#### WHAT IS EXPECTED
Write out all the entries word for word and omit any pictures.

#### Dataset records
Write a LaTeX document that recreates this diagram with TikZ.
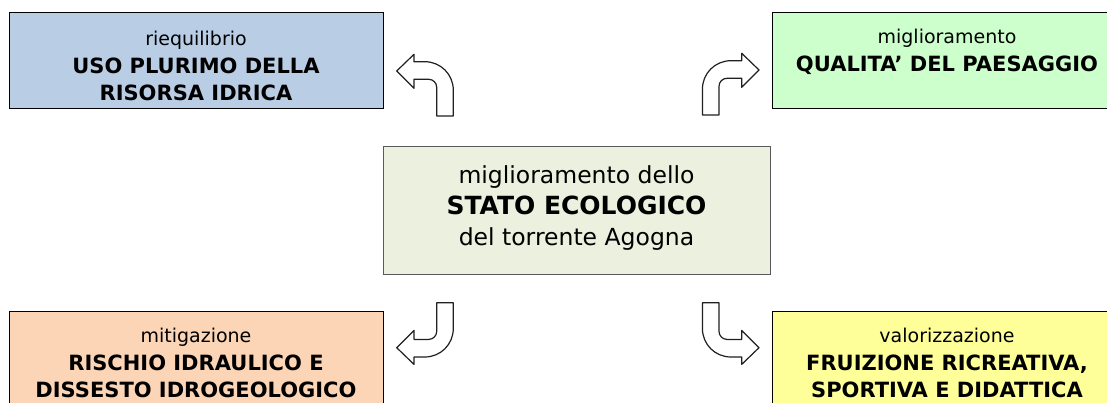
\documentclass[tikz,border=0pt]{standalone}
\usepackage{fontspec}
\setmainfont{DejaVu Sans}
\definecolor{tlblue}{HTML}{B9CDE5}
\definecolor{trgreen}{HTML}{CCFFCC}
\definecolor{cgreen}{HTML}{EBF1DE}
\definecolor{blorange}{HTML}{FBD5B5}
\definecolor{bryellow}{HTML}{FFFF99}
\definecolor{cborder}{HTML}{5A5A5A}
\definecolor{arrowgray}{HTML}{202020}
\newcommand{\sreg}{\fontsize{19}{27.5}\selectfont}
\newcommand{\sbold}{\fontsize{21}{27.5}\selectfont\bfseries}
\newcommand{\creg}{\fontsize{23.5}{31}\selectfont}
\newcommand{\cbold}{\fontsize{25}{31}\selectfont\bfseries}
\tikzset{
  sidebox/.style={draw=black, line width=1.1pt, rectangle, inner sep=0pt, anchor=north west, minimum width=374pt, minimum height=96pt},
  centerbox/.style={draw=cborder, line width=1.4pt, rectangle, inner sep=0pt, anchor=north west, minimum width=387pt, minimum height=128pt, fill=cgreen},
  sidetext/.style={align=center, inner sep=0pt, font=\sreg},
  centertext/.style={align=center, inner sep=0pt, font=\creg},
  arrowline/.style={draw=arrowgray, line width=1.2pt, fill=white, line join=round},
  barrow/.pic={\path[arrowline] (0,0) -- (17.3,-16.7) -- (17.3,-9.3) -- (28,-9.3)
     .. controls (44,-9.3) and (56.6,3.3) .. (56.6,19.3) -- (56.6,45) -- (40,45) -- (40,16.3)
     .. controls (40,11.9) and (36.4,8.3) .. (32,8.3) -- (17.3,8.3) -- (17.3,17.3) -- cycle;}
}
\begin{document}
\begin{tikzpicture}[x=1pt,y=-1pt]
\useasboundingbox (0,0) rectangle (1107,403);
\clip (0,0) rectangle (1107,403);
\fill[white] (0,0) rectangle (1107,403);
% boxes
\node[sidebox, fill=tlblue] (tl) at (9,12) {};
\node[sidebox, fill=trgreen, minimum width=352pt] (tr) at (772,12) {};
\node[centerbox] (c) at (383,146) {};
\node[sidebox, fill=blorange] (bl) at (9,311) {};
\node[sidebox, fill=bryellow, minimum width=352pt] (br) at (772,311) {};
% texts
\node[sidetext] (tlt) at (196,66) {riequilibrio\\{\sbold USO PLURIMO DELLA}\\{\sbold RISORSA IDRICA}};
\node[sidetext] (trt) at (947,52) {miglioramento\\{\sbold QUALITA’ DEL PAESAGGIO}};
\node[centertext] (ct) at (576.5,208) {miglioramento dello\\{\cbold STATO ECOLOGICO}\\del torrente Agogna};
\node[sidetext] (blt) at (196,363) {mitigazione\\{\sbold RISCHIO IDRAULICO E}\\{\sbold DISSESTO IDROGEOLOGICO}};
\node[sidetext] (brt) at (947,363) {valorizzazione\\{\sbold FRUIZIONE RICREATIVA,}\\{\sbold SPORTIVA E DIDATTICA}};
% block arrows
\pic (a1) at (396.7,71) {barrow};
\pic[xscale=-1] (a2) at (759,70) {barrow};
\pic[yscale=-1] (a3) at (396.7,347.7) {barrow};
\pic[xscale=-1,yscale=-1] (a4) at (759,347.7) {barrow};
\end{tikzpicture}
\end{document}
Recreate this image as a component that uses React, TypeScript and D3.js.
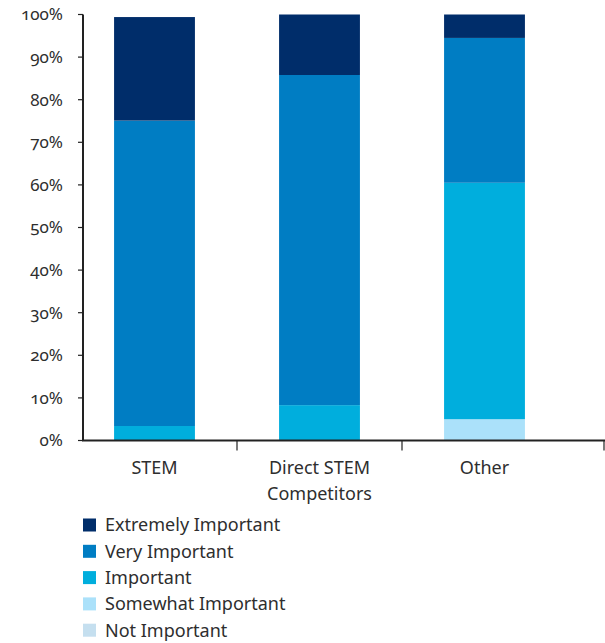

#### RESPONSE FOR THIS EXERCISE
Write a LaTeX document that recreates this diagram with TikZ.
\documentclass[tikz,border=0pt]{standalone}
\usepackage{fontspec}
\setmainfont{DejaVu Sans}
\definecolor{tlblue}{HTML}{B9CDE5}
\definecolor{trgreen}{HTML}{CCFFCC}
\definecolor{cgreen}{HTML}{EBF1DE}
\definecolor{blorange}{HTML}{FBD5B5}
\definecolor{bryellow}{HTML}{FFFF99}
\definecolor{cborder}{HTML}{5A5A5A}
\definecolor{arrowgray}{HTML}{202020}
\newcommand{\sreg}{\fontsize{19}{27.5}\selectfont}
\newcommand{\sbold}{\fontsize{21}{27.5}\selectfont\bfseries}
\newcommand{\creg}{\fontsize{23.5}{31}\selectfont}
\newcommand{\cbold}{\fontsize{25}{31}\selectfont\bfseries}
\tikzset{
  sidebox/.style={draw=black, line width=1.1pt, rectangle, inner sep=0pt, anchor=north west, minimum width=374pt, minimum height=96pt},
  centerbox/.style={draw=cborder, line width=1.4pt, rectangle, inner sep=0pt, anchor=north west, minimum width=387pt, minimum height=128pt, fill=cgreen},
  sidetext/.style={align=center, inner sep=0pt, font=\sreg},
  centertext/.style={align=center, inner sep=0pt, font=\creg},
  arrowline/.style={draw=arrowgray, line width=1.2pt, fill=white, line join=round},
  barrow/.pic={\path[arrowline] (0,0) -- (17.3,-16.7) -- (17.3,-9.3) -- (28,-9.3)
     .. controls (44,-9.3) and (56.6,3.3) .. (56.6,19.3) -- (56.6,45) -- (40,45) -- (40,16.3)
     .. controls (40,11.9) and (36.4,8.3) .. (32,8.3) -- (17.3,8.3) -- (17.3,17.3) -- cycle;}
}
\begin{document}
\begin{tikzpicture}[x=1pt,y=-1pt]
\useasboundingbox (0,0) rectangle (1107,403);
\clip (0,0) rectangle (1107,403);
\fill[white] (0,0) rectangle (1107,403);
% boxes
\node[sidebox, fill=tlblue] (tl) at (9,12) {};
\node[sidebox, fill=trgreen, minimum width=352pt] (tr) at (772,12) {};
\node[centerbox] (c) at (383,146) {};
\node[sidebox, fill=blorange] (bl) at (9,311) {};
\node[sidebox, fill=bryellow, minimum width=352pt] (br) at (772,311) {};
% texts
\node[sidetext] (tlt) at (196,66) {riequilibrio\\{\sbold USO PLURIMO DELLA}\\{\sbold RISORSA IDRICA}};
\node[sidetext] (trt) at (947,52) {miglioramento\\{\sbold QUALITA’ DEL PAESAGGIO}};
\node[centertext] (ct) at (576.5,208) {miglioramento dello\\{\cbold STATO ECOLOGICO}\\del torrente Agogna};
\node[sidetext] (blt) at (196,363) {mitigazione\\{\sbold RISCHIO IDRAULICO E}\\{\sbold DISSESTO IDROGEOLOGICO}};
\node[sidetext] (brt) at (947,363) {valorizzazione\\{\sbold FRUIZIONE RICREATIVA,}\\{\sbold SPORTIVA E DIDATTICA}};
% block arrows
\pic (a1) at (396.7,71) {barrow};
\pic[xscale=-1] (a2) at (759,70) {barrow};
\pic[yscale=-1] (a3) at (396.7,347.7) {barrow};
\pic[xscale=-1,yscale=-1] (a4) at (759,347.7) {barrow};
\end{tikzpicture}
\end{document}
Recreate this image as a component that uses React, TypeScript and D3.js.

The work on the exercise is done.